A drug from Esperion Therapeutics reduced the risks of heart disease in a large international trial, a result the company hopes could spur wider use of the medicine as an alternative to other cholesterol-lowering treatments.
In December, Esperion said without details that the drug, known as bempedoic acid or Nexletol, had led to a “clinically meaningful” reduction in risk of cardiovascular events, such as heart attacks and strokes, in a study of about 14,000 patients who can’t or won’t take cholesterol-lowering statins because of side effects.
On Saturday, Esperion presented the findings at a medical conference and simultaneously published them in the New England Journal of Medicine. Researchers found Nexletol lowered the risk of those events as a whole by 13% compared to a placebo. The impact was more significant on specific event types, as researchers found relative risk reductions of 23% and 19% in heart attacks and bypass surgeries, respectively.
Esperion believes the results could lead to increased use of Nexletol, which was originally approved by the Food and Drug Administration in 2020 but has struggled to sell. The company expects to submit regulatory filings in the U.S. and Europe in the first half of 2023 to add the reduction in risk of cardiovascular events to its prescribing information, and approvals in the first half of 2024, said CEO Sheldon Koenig in the statement.
In the U.S., the new label would be focused on its effect on heart attacks and heart surgeries, where the drug had its best results, said chief medical officer JoAnne Foody in an interview Sunday.
The company said the expanded approvals could more than double the addressable treatment population for the pill.
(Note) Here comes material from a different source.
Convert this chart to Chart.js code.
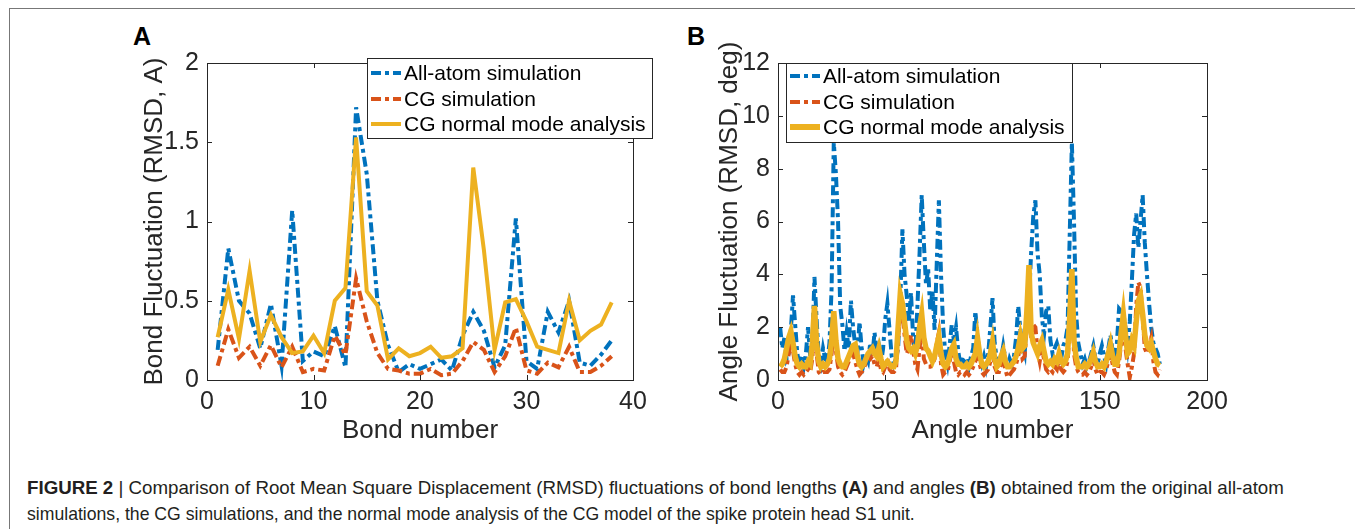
<!DOCTYPE html>
<html>
<head>
<meta charset="utf-8">
<script src="https://cdn.jsdelivr.net/npm/chart.js@4.4.1/dist/chart.umd.min.js"></script>
<style>
  html, body { margin: 0; padding: 0; background: #fff; }
  body { width: 1355px; height: 529px; position: relative; overflow: hidden; font-family: "Liberation Sans", Arial, sans-serif; }
  #frame { position: absolute; left: 9px; top: 8px; width: 1400px; height: 600px; border-left: 1px solid #777; border-top: 1px solid #777; }
  canvas { position: absolute; }
  #chartA { left: 120px; top: 40px; }
  #chartB { left: 690px; top: 40px; }
  .panel { position: absolute; font-weight: bold; font-size: 25px; line-height: 25px; color: #000; }
  .caption { position: absolute; left: 27px; font-size: 18.5px; line-height: 20px; color: #231f20; white-space: nowrap; transform-origin: 0 0; font-family: "Liberation Sans Narrow", "Liberation Sans", Arial, sans-serif; }
</style>
</head>
<body>
<div id="frame"></div>
<div class="panel" style="left:133px;top:24px">A</div>
<div class="panel" style="left:687px;top:24px">B</div>
<canvas id="chartA" width="560" height="420"></canvas>
<canvas id="chartB" width="560" height="420"></canvas>
<div class="caption" id="cap1" style="top:478px"><b>FIGURE 2</b> | Comparison of Root Mean Square Displacement (RMSD) fluctuations of bond lengths <b>(A)</b> and angles <b>(B)</b> obtained from the original all-atom</div>
<div class="caption" id="cap2" style="top:504px">simulations, the CG simulations, and the normal mode analysis of the CG model of the spike protein head S1 unit.</div>
<script>
// ---- Panel A: bond fluctuations (38 bonds)
var bondAllAtom = [0.19, 0.83, 0.50, 0.42, 0.20, 0.48, 0.09, 1.07, 0.12, 0.18,
  0.15, 0.34, 0.08, 1.72, 1.30, 0.50, 0.22, 0.05, 0.10, 0.07,
  0.10, 0.13, 0.06, 0.28, 0.43, 0.31, 0.08, 0.22, 1.02, 0.12,
  0.07, 0.43, 0.30, 0.50, 0.11, 0.09, 0.16, 0.25];
var bondCG = [0.09, 0.32, 0.14, 0.21, 0.09, 0.22, 0.08, 0.21, 0.05, 0.07,
  0.06, 0.28, 0.16, 0.64, 0.37, 0.17, 0.07, 0.06, 0.04, 0.04,
  0.07, 0.03, 0.04, 0.12, 0.24, 0.19, 0.05, 0.15, 0.33, 0.06,
  0.04, 0.11, 0.08, 0.21, 0.05, 0.05, 0.09, 0.15];
var bondNMA = [0.27, 0.57, 0.26, 0.69, 0.24, 0.41, 0.27, 0.17, 0.18, 0.28,
  0.17, 0.50, 0.58, 1.53, 0.56, 0.47, 0.13, 0.20, 0.15, 0.17,
  0.21, 0.14, 0.15, 0.20, 1.34, 0.82, 0.19, 0.49, 0.51, 0.37,
  0.21, 0.19, 0.17, 0.50, 0.25, 0.31, 0.35, 0.49];
var bondXTicks = [0, 10, 20, 30, 40];
var bondYTicks = [0, 0.5, 1, 1.5, 2];

// ---- Panel B: angle fluctuations (178 angles)
var angleAllAtom = [2.0, 1.2, 1.6, 0.8, 1.0, 1.9, 3.2, 2.1, 1.0, 0.6,
  0.9, 0.5, 1.0, 2.0, 0.9, 1.2, 3.9, 2.3, 0.9, 0.6,
  1.2, 0.8, 0.7, 1.4, 3.5, 9.0, 7.8, 6.0, 2.8, 2.1,
  1.1, 1.8, 1.2, 3.0, 2.0, 1.3, 1.0, 2.2, 1.2, 0.6,
  0.9, 0.7, 1.4, 0.9, 1.8, 1.1, 1.3, 0.6, 1.2, 2.3,
  2.9, 1.9, 0.9, 0.6, 0.8, 1.2, 3.0, 5.7, 4.0, 3.2,
  2.2, 3.3, 1.6, 1.0, 2.8, 4.8, 7.0, 5.2, 3.6, 4.2,
  2.6, 3.4, 1.9, 4.4, 6.8, 4.0, 2.0, 1.0, 0.6, 1.3,
  2.1, 1.5, 2.0, 1.1, 0.6, 0.9, 0.4, 0.8, 0.5, 0.9,
  1.2, 2.6, 1.7, 0.9, 0.6, 0.9, 0.5, 1.0, 2.0, 3.1,
  1.4, 0.8, 0.5, 0.8, 1.3, 0.8, 0.4, 0.8, 0.6, 0.9,
  1.6, 2.8, 1.9, 1.3, 1.0, 2.4, 3.0, 4.8, 6.2, 6.8,
  4.8, 4.0, 2.4, 1.7, 2.6, 2.8, 1.5, 1.0, 1.2, 1.4,
  1.1, 0.8, 1.3, 1.5, 2.0, 5.5, 9.0, 6.0, 2.5, 1.4,
  1.0, 0.6, 0.8, 0.5, 0.7, 1.0, 1.3, 0.8, 0.6, 1.0,
  1.3, 0.9, 0.6, 1.2, 1.7, 1.1, 0.7, 1.4, 2.7, 2.6,
  2.5, 2.0, 1.3, 2.2, 3.8, 5.5, 6.3, 5.0, 6.0, 7.0,
  5.2, 4.0, 2.9, 2.0, 1.4, 1.2, 1.0, 0.6];
var angleCG = [0.4, 0.3, 0.3, 0.5, 1.0, 1.4, 1.1, 0.6, 0.3, 0.2,
  0.3, 0.2, 0.3, 0.4, 0.3, 0.8, 2.3, 1.0, 0.3, 0.2,
  0.3, 0.3, 0.3, 0.4, 1.0, 2.1, 1.1, 0.5, 0.3, 0.2,
  0.3, 0.5, 0.7, 1.15, 1.0, 0.7, 0.4, 0.2, 0.3, 0.4,
  0.7, 0.9, 0.8, 0.9, 0.6, 0.5, 0.8, 0.4, 0.3, 0.5,
  0.8, 0.4, 0.3, 0.3, 0.4, 1.5, 2.8, 2.5, 1.7, 1.0,
  1.2, 1.7, 1.1, 0.6, 0.4, 1.2, 1.9, 0.8, 0.6, 0.5,
  0.5, 0.6, 0.8, 1.4, 1.8, 0.6, 0.2, 0.3, 0.3, 0.7,
  1.1, 0.7, 0.3, 0.2, 0.3, 0.3, 0.2, 0.3, 0.2, 0.3,
  0.5, 0.7, 1.3, 0.6, 0.3, 0.2, 0.3, 0.4, 0.7, 1.1,
  0.5, 0.3, 0.3, 0.6, 0.8, 0.4, 0.1, 0.2, 0.3, 0.4,
  0.6, 0.9, 1.3, 0.8, 0.9, 2.0, 3.8, 1.6, 2.1, 2.0,
  1.1, 0.7, 1.2, 0.8, 0.4, 0.3, 0.4, 0.3, 0.5, 0.4,
  0.8, 0.4, 0.3, 0.4, 0.7, 2.0, 3.8, 1.0, 0.5, 0.3,
  0.2, 0.2, 0.3, 0.2, 0.3, 0.5, 0.8, 0.4, 0.2, 0.3,
  0.3, 0.2, 0.4, 0.7, 1.0, 0.6, 0.3, 0.2, 0.7, 1.4,
  2.2, 1.2, 0.6, 0.1, 0.5, 1.0, 2.8, 3.7, 3.5, 2.4,
  1.2, 1.0, 1.3, 1.6, 0.7, 0.3, 0.2, 0.4];
var angleNMA = [0.5, 0.6, 0.8, 1.2, 1.6, 1.85, 1.4, 0.9, 0.6, 0.5,
  0.6, 0.5, 0.5, 0.7, 0.6, 1.4, 2.8, 1.4, 0.7, 0.5,
  0.6, 0.5, 0.6, 0.8, 1.5, 2.6, 1.5, 0.8, 0.6, 0.5,
  0.5, 0.7, 0.9, 1.1, 1.3, 1.35, 0.9, 0.6, 0.5, 0.6,
  0.8, 1.0, 1.1, 1.2, 1.0, 0.9, 1.2, 0.8, 0.5, 0.6,
  0.7, 0.6, 0.5, 0.5, 0.7, 2.0, 3.25, 2.9, 2.2, 1.5,
  1.2, 1.1, 1.2, 1.0, 1.3, 2.0, 2.5, 1.6, 1.2, 1.1,
  0.9, 0.7, 0.9, 1.3, 1.65, 1.0, 0.6, 0.5, 0.6, 0.9,
  1.2, 1.35, 0.8, 0.6, 0.6, 0.5, 0.5, 0.6, 0.5, 0.6,
  0.8, 1.0, 1.6, 1.0, 0.6, 0.5, 0.6, 0.7, 1.0, 1.45,
  0.8, 0.5, 0.6, 0.9, 1.1, 0.7, 0.5, 0.5, 0.6, 0.7,
  0.9, 1.2, 1.65, 1.2, 1.3, 2.6, 4.35, 1.8, 1.4, 1.2,
  1.0, 1.3, 1.5, 1.1, 0.7, 0.6, 0.7, 0.6, 0.8, 0.7,
  1.0, 0.7, 0.6, 0.7, 1.0, 2.4, 4.2, 1.5, 0.85, 0.5,
  0.5, 0.5, 0.6, 0.5, 0.6, 0.8, 1.05, 0.7, 0.5, 0.5,
  0.6, 0.5, 0.7, 1.0, 1.35, 0.9, 0.6, 0.6, 1.0, 1.8,
  2.5, 1.7, 1.0, 1.1, 1.5, 1.3, 2.2, 3.0, 3.2, 2.5,
  1.7, 1.3, 1.2, 1.4, 1.1, 0.8, 0.6, 0.55];
var angleXTicks = [0, 50, 100, 150, 200];
var angleYTicks = [0, 2, 4, 6, 8, 10, 12];

var seriesNames = ['All-atom simulation', 'CG simulation', 'CG normal mode analysis'];
var colours = ['#0072BD', '#D95319', '#EDB120'];
var axisColour = '#262626';

// index -> {x, y}, numbering starts at 1
function points(values) {
  return values.map(function (v, i) { return {x: i + 1, y: v}; });
}

// MATLAB-like box: full frame with inward ticks on all four sides
var boxAxes = {
  id: 'boxAxes',
  afterDatasetsDraw: function (chart) {
    var ctx = chart.ctx, a = chart.chartArea;
    var xs = chart.scales.x, ys = chart.scales.y;
    var len = 5;
    ctx.save();
    ctx.strokeStyle = axisColour;
    ctx.lineWidth = 1;
    ctx.strokeRect(Math.round(a.left) + 0.5, Math.round(a.top) + 0.5,
      Math.round(a.right - a.left), Math.round(a.bottom - a.top));
    ctx.beginPath();
    xs.ticks.forEach(function (t) {
      var px = Math.round(xs.getPixelForValue(t.value)) + 0.5;
      ctx.moveTo(px, a.bottom); ctx.lineTo(px, a.bottom - len);
      ctx.moveTo(px, a.top); ctx.lineTo(px, a.top + len);
    });
    ys.ticks.forEach(function (t) {
      var py = Math.round(ys.getPixelForValue(t.value)) + 0.5;
      ctx.moveTo(a.left, py); ctx.lineTo(a.left + len, py);
      ctx.moveTo(a.right, py); ctx.lineTo(a.right - len, py);
    });
    ctx.stroke();
    ctx.restore();
  }
};

// legend box drawn inside the axes, styled from the datasets
var boxLegend = {
  id: 'boxLegend',
  afterDraw: function (chart, args, o) {
    var ctx = chart.ctx;
    ctx.save();
    ctx.fillStyle = '#fff';
    ctx.fillRect(o.x, o.y, o.w, o.h);
    ctx.strokeStyle = axisColour;
    ctx.lineWidth = 1;
    ctx.strokeRect(o.x + 0.5, o.y + 0.5, o.w, o.h);
    ctx.font = o.fontSize + 'px "Liberation Sans", Arial, sans-serif';
    ctx.textBaseline = 'middle';
    chart.data.datasets.forEach(function (ds, i) {
      var y = o.rows[i];
      ctx.strokeStyle = ds.borderColor;
      ctx.lineWidth = ds.legendWidth || ds.borderWidth;
      ctx.setLineDash(ds.borderDash || []);
      ctx.beginPath();
      ctx.moveTo(o.lineX0, y);
      ctx.lineTo(o.lineX1, y);
      ctx.stroke();
      ctx.setLineDash([]);
      ctx.fillStyle = '#000';
      ctx.fillText(ds.label, o.textX, y + 1);
    });
    ctx.restore();
  }
};

function makeChart(id, series, widths, xTicks, yTicks, xTitle, yTitle, fit, legend) {
  var dashes = [[10, 4, 4, 4], [10, 4, 4, 4], []];
  var datasets = series.map(function (values, i) {
    return {
      label: seriesNames[i],
      data: points(values),
      borderColor: colours[i],
      borderWidth: widths[i],
      borderDash: dashes[i],
      legendWidth: legend.widths[i],
      pointRadius: 0,
      tension: 0,
      fill: false,
      order: 3 - i
    };
  });
  var tickFont = {family: '"Liberation Sans", Arial, sans-serif', size: 25};
  var titleFont = {family: '"Liberation Sans", Arial, sans-serif', size: 26};
  // plain number labels: 0, 0.5, 1, 1.5, 2
  var plain = function (value) { return String(value); };
  return new Chart(document.getElementById(id), {
    type: 'line',
    data: {datasets: datasets},
    options: {
      responsive: false,
      animation: false,
      devicePixelRatio: 1,
      layout: {padding: {top: fit.top, right: fit.right, left: 0, bottom: 0}},
      plugins: {legend: {display: false}, tooltip: {enabled: false}, boxLegend: legend},
      scales: {
        x: {
          type: 'linear',
          min: xTicks[0],
          max: xTicks[xTicks.length - 1],
          afterBuildTicks: function (scale) {
            scale.ticks = xTicks.map(function (v) { return {value: v}; });
          },
          afterFit: function (scale) { scale.height = fit.xHeight; },
          grid: {display: false, drawTicks: false},
          border: {display: false},
          ticks: {color: axisColour, font: tickFont, padding: 7, maxRotation: 0, callback: plain},
          title: {display: true, text: xTitle, color: axisColour, font: titleFont, padding: {top: 0, bottom: fit.xTitlePad}}
        },
        y: {
          min: yTicks[0],
          max: yTicks[yTicks.length - 1],
          afterBuildTicks: function (scale) {
            scale.ticks = yTicks.map(function (v) { return {value: v}; });
          },
          afterFit: function (scale) { scale.width = fit.yWidth; },
          grid: {display: false, drawTicks: false},
          border: {display: false},
          ticks: {color: axisColour, font: tickFont, padding: 8, callback: plain},
          title: {display: true, text: yTitle, color: axisColour, font: titleFont, padding: {top: fit.yTitlePad, bottom: 0}}
        }
      }
    },
    plugins: [boxAxes, boxLegend]
  });
}

makeChart('chartA', [bondAllAtom, bondCG, bondNMA], [4, 4, 4],
  bondXTicks, bondYTicks, 'Bond number', 'Bond Fluctuation (RMSD, A)',
  {top: 14, right: 47, xHeight: 80, yWidth: 87, xTitlePad: 14, yTitlePad: 19},
  {x: 247, y: 18, w: 285, h: 80, rows: [33, 59, 84], lineX0: 251, lineX1: 281, textX: 284, fontSize: 21, widths: [4, 4, 4]});

makeChart('chartB', [angleAllAtom, angleCG, angleNMA], [4, 4, 5.5],
  angleXTicks, angleYTicks, 'Angle number', 'Angle Fluctuation (RMSD, deg)',
  {top: 14, right: 43, xHeight: 80, yWidth: 88, xTitlePad: 14, yTitlePad: 24},
  {x: 96, y: 23, w: 286, h: 79, rows: [36, 62, 87], lineX0: 100, lineX1: 130, textX: 133, fontSize: 21, widths: [4, 4, 6]});

// squeeze caption lines to the measured widths of the reference
[['cap1', 1257], ['cap2', 888]].forEach(function (c) {
  var el = document.getElementById(c[0]);
  el.style.transform = 'scaleX(' + (c[1] / el.offsetWidth) + ')';
});
</script>
</body>
</html>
Estimates vary for those who cannot take statins, from 5 to 30% of the population, she said.
The results of the trial “will and should increase the use of [Nexletol] in patients with established atherosclerotic vascular disease and in those at high risk for vascular disease who are unable or unwilling to take statins,” wrote John Alexander, a cardiologist at the Duke Clinical Research Institute, in an editorial in The New England Journal of Medicine.
Still, Alexander cautioned that it’s “premature” to consider Esperion’s drug as an alternative to statins. It’s also unknown how well the medicine might perform as an add-on to statins, he said. (Foody said the company is testing a combination of the drug with the cholsterol lowering drug ezetimibe and a statin in people who have suffered a heart attack.)
Indeed, investors appear unconvinced by the results. Esperion shares fell by more than 20% on Monday. In a note to clients, Jefferies analyst Dennis Ding noted that the 13% relative risk reduction the company reported “did not seem to meet the 15% benefit bar” Wall Street was looking for.
But Ding noted that the data “still looks strong.” Nexletol’s true benefeits may not have been captured because it faced a tougher comparator than previous heart drug studies, with patients getting the chance to take multiple other types of cholesterol-lowering drugs. The placebo group’s level of LDL-C, or “bad” cholesterol, declined over the course of the trial, unlike other studies where those levels stayed flat or increased, he wrote.
“That said, these are nuances with the data and may take time for investors to fully appreciate,” Ding wrote.
Esperion would receive a $300 million payment from Daiichi Sankyo if European regulators expand Nexletol’s label. It could get up to another $140 million from Japanese partner Otsuka Pharmaceutical for other regulatory milestones including an expanded U.S. label.